As there is a lack of understanding of the elements that constitute different types of value-adding public data ecosystems and how these elements form and shape the development of these ecosystems over time, which can lead to misguided efforts to develop future public data ecosystems, the aim of the study is: (1) to explore how public data ecosystems have developed over time and (2) to identify the value-adding elements and formative characteristics of public data ecosystems. Using an exploratory retrospective analysis and a deductive approach, we systematically review 148 studies published between 1994 and 2023. Based on the results, this study presents a typology of public data ecosystems and develops a conceptual model of elements and formative characteristics that contribute most to value-adding public data ecosystems, and develops a conceptual model of the evolutionary generation of public data ecosystems represented by six generations called Evolutionary Model of Public Data Ecosystems (EMPDE). Finally, three avenues for a future research agenda are proposed.
This dataset is being made public both to act as supplementary data for "Understanding the development of public data ecosystems: from a conceptual model to a six-generation model of the evolution of public data ecosystems ", Telematics and Informatics*, and its Systematic Literature Review component that informs the study.
Description of the data in this data set
PublicDataEcosystem_SLR provides the structure of the protocol
Spreadsheet#1 provides the list of results after the search over three indexing databases and filtering out irrelevant studies
Spreadsheets #2 provides the protocol structure.
Spreadsheets #3 provides the filled protocol for relevant studies.
The information on each selected study was collected in four categories:(1) descriptive information,(2) approach- and research design- related information,(3) quality-related information,(4) HVD determination-related information
Descriptive Information
Article number
A study number, corresponding to the study number assigned in an Excel worksheet
Complete reference
The complete source information to refer to the study (in APA style), including the author(s) of the study, the year in which it was published, the study's title and other source information.
Year of publication
The year in which the study was published.
Journal article / conference paper / book chapter
The type of the paper, i.e., journal article, conference paper, or book chapter.
Journal / conference / book
Journal article, conference, where the paper is published.
DOI / Website
A link to the website where the study can be found.
Number of words
A number of words of the study.
Number of citations in Scopus and WoS
The number of citations of the paper in Scopus and WoS digital libraries.

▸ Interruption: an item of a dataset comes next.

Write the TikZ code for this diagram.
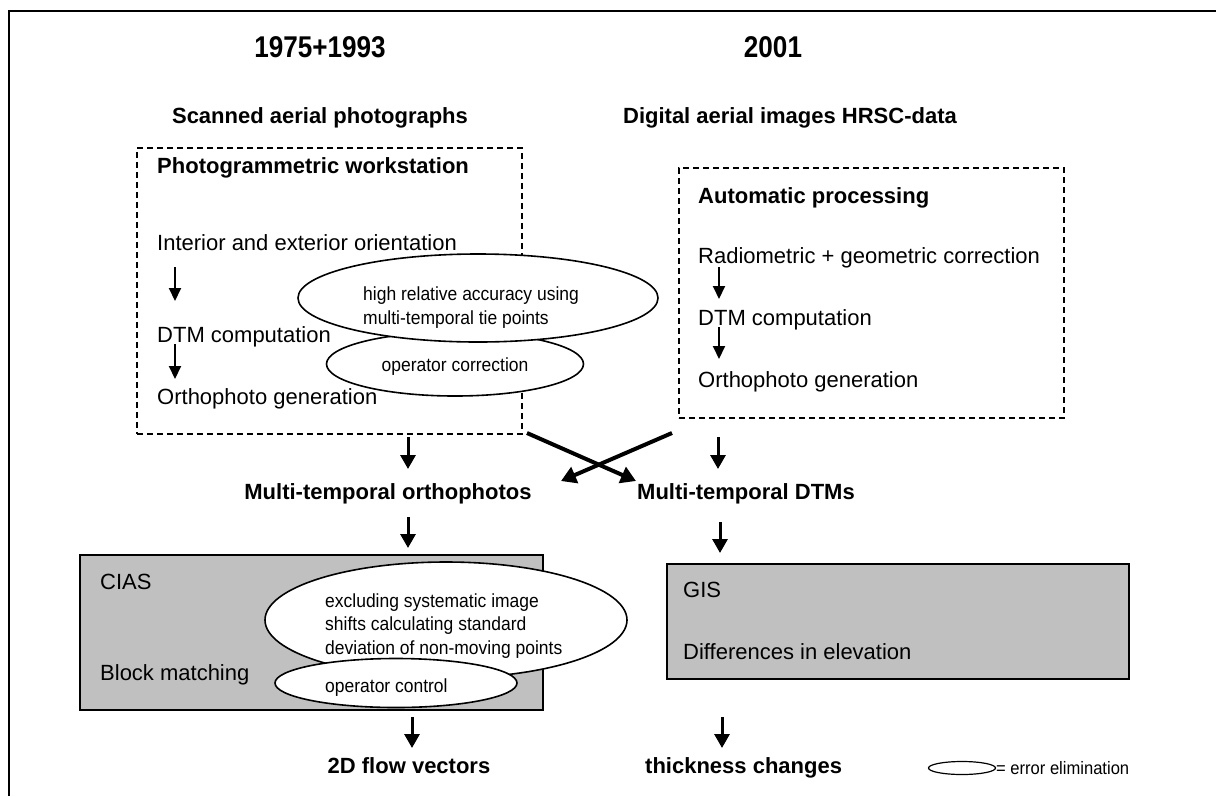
\documentclass[tikz,border=0pt]{standalone}
\usepackage{fontspec}
\setmainfont{Liberation Sans}
\newfontfamily\condfont[FakeStretch=0.92]{Liberation Sans}
\newfontfamily\titlefont[FakeStretch=0.87]{Liberation Sans}
\usetikzlibrary{arrows.meta,shapes.geometric}
\definecolor{boxgray}{HTML}{C0C0C0}
\begin{document}
\begin{tikzpicture}[x=1pt,y=-1pt,
 txt/.style={anchor=base west, inner sep=0, font=\fontsize{22}{26}\selectfont},
 btxt/.style={anchor=base west, inner sep=0, font=\fontsize{22}{26}\selectfont\bfseries},
 ctxt/.style={anchor=base, inner sep=0, font=\fontsize{22}{26}\selectfont\bfseries},
 ttl/.style={anchor=base, inner sep=0, font=\titlefont\fontsize{30}{34}\selectfont\bfseries},
 etxt/.style={anchor=base west, inner sep=0, font=\condfont\fontsize{19}{22}\selectfont},
 dbox/.style={draw, dash pattern=on 6pt off 4pt, line width=1.6pt, anchor=north west, inner sep=0},
 gbox/.style={draw, fill=boxgray, line width=1.8pt, anchor=north west, inner sep=0},
 ell/.style={ellipse, draw, fill=white, line width=1.6pt, inner sep=0},
 sarr/.style={-{Triangle[length=13pt,width=12pt]}, line width=2pt},
 marr/.style={-{Triangle[length=14pt,width=15pt]}, line width=3pt},
 xarr/.style={-{Triangle[length=15pt,width=17pt]}, line width=4pt}]
\useasboundingbox (0,0) rectangle (1216,796);
% frame
\draw[line width=2pt] (9,796) -- (9,11) -- (1216,11);

% headers
\node[ttl] (y1) at (320,57) {1975+1993};
\node[ttl] (y2) at (773,57) {2001};
\node[ctxt] (src1) at (320,123) {Scanned aerial photographs};
\node[ctxt] (src2) at (790,123) {Digital aerial images HRSC-data};

% dashed boxes
\node[dbox, minimum width=385pt, minimum height=286pt] (lbox) at (136,147) {};
\node[dbox, minimum width=385pt, minimum height=250pt] (rbox) at (678,167) {};

% left box contents
\node[btxt] (pw) at (157,173) {Photogrammetric workstation};
\node[txt] (io) at (157,250) {Interior and exterior orientation};
\node[txt] (dtm1) at (157,342) {DTM computation};
\node[txt] (og1) at (157,404) {Orthophoto generation};
\coordinate (l1s) at (175,267); \coordinate (l1e) at (175,301);
\coordinate (l2s) at (175,344); \coordinate (l2e) at (175,379);
\draw[sarr] (l1s) -- (l1e);
\draw[sarr] (l2s) -- (l2e);

% right box contents
\node[btxt] (ap) at (698,203) {Automatic processing};
\node[txt] (rg) at (698,263) {Radiometric + geometric correction};
\node[txt] (dtm2) at (698,325) {DTM computation};
\node[txt] (og2) at (698,387) {Orthophoto generation};
\coordinate (r1s) at (719,267); \coordinate (r1e) at (719,299);
\coordinate (r2s) at (719,327); \coordinate (r2e) at (719,359);
\draw[sarr] (r1s) -- (r1e);
\draw[sarr] (r2s) -- (r2e);

% ellipses over left box
\node[ell, minimum width=257pt, minimum height=64pt] (e2) at (455,364) {};
\node[ell, minimum width=360pt, minimum height=88pt] (e1) at (478,298) {};
\node[etxt] (e1a) at (363,300) {high relative accuracy using};
\node[etxt] (e1b) at (363,324) {multi-temporal tie points};
\node[anchor=base, inner sep=0, font=\condfont\fontsize{19}{22}\selectfont] (e2a) at (455,371) {operator correction};

% middle results
\node[ctxt] (mto) at (388,499) {Multi-temporal orthophotos};
\node[ctxt] (mtd) at (746,499) {Multi-temporal DTMs};
\coordinate (m1s) at (408,437); \coordinate (m1e) at (408,469);
\coordinate (m2s) at (718,437); \coordinate (m2e) at (718,469);
\draw[marr] (m1s) -- (m1e);
\draw[marr] (m2s) -- (m2e);
\coordinate (x1s) at (527,433); \coordinate (x1e) at (636,481);
\coordinate (x2s) at (672,433); \coordinate (x2e) at (561,481);
\draw[xarr] (x1s) -- (x1e);
\draw[xarr] (x2s) -- (x2e);
\coordinate (m3s) at (408,517); \coordinate (m3e) at (408,548);
\coordinate (m4s) at (720,522); \coordinate (m4e) at (720,553);
\draw[marr] (m3s) -- (m3e);
\draw[marr] (m4s) -- (m4e);

% grey boxes
\node[gbox, minimum width=463pt, minimum height=155pt] (cias) at (79,554) {};
\node[gbox, minimum width=462pt, minimum height=115pt] (gis) at (666,563) {};
\node[txt] (ciast) at (100,589) {CIAS};
\node[txt] (bm) at (100,680) {Block matching};
\node[txt] (gist) at (683,597) {GIS};
\node[txt] (de) at (683,659) {Differences in elevation};

\node[ell, minimum width=362pt, minimum height=116pt] (e3) at (446,620) {};
\node[ell, minimum width=242pt, minimum height=49pt] (e4) at (396,683) {};
\node[etxt] (e3a) at (325,607) {excluding systematic image};
\node[etxt] (e3b) at (325,630) {shifts calculating standard};
\node[etxt] (e3c) at (325,654) {deviation of non-moving points};
\node[etxt] (e4a) at (325,692) {operator control};

% outputs
\coordinate (o1s) at (412,717); \coordinate (o1e) at (412,748);
\coordinate (o2s) at (722,717); \coordinate (o2e) at (722,748);
\draw[marr] (o1s) -- (o1e);
\draw[marr] (o2s) -- (o2e);
\node[ctxt] (fv) at (409,773) {2D flow vectors};
\node[btxt] (tc) at (645,773) {thickness changes};

% legend
\node[ell, line width=1.2pt, minimum width=67pt, minimum height=13pt] (leg) at (962,768) {};
\node[anchor=base west, inner sep=0, font=\condfont\fontsize{18}{20}\selectfont] (legt) at (996,774) {= error elimination};
\end{tikzpicture}
\end{document}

Availability in Open Access
Availability of a study in the Open Access or Free / Full Access.
Keywords
Keywords of the paper as indicated by the authors (in the paper).
Relevance for our study (high / medium / low)
What is the relevance level of the paper for our study
Approach- and research design-related information
Approach- and research design-related information
Objective / Aim / Goal / Purpose & Research Questions
The research objective and established RQs.
Research method (including unit of analysis)
The methods used to collect data in the study, including the unit of analysis that refers to the country, organisation, or other specific unit that has been analysed such as the number of use-cases or policy documents, number and scope of the SLR etc.
Study’s contributions
The study’s contribution as defined by the authors
Qualitative / quantitative / mixed method
Whether the study uses a qualitative, quantitative, or mixed methods approach?
Availability of the underlying research data
Whether the paper has a reference to the public availability of the underlying research data e.g., transcriptions of interviews, collected data etc., or explains why these data are not openly shared?
Period under investigation
Period (or moment) in which the study was conducted (e.g., January 2021-March 2022)
Use of theory / theoretical concepts / approaches? If yes, specify them
Does the study mention any theory / theoretical concepts / approaches? If yes, what theory / concepts / approaches? If any theory is mentioned, how is theory used in the study? (e.g., mentioned to explain a certain phenomenon, used as a framework for analysis, tested theory, theory mentioned in the future research section).
Quality-related information
Quality concerns
Whether there are any quality concerns (e.g., limited information about the research methods used)?
Public Data Ecosystem-related information
Public data ecosystem definition
How is the public data ecosystem defined in the paper and any other equivalent term, mostly infrastructure. If an alternative term is used, how is the public data ecosystem called in the paper?
Public data ecosystem evolution / development
Does the paper define the evolution of the public data ecosystem? If yes, how is it defined and what factors affect it?
What constitutes a public data ecosystem?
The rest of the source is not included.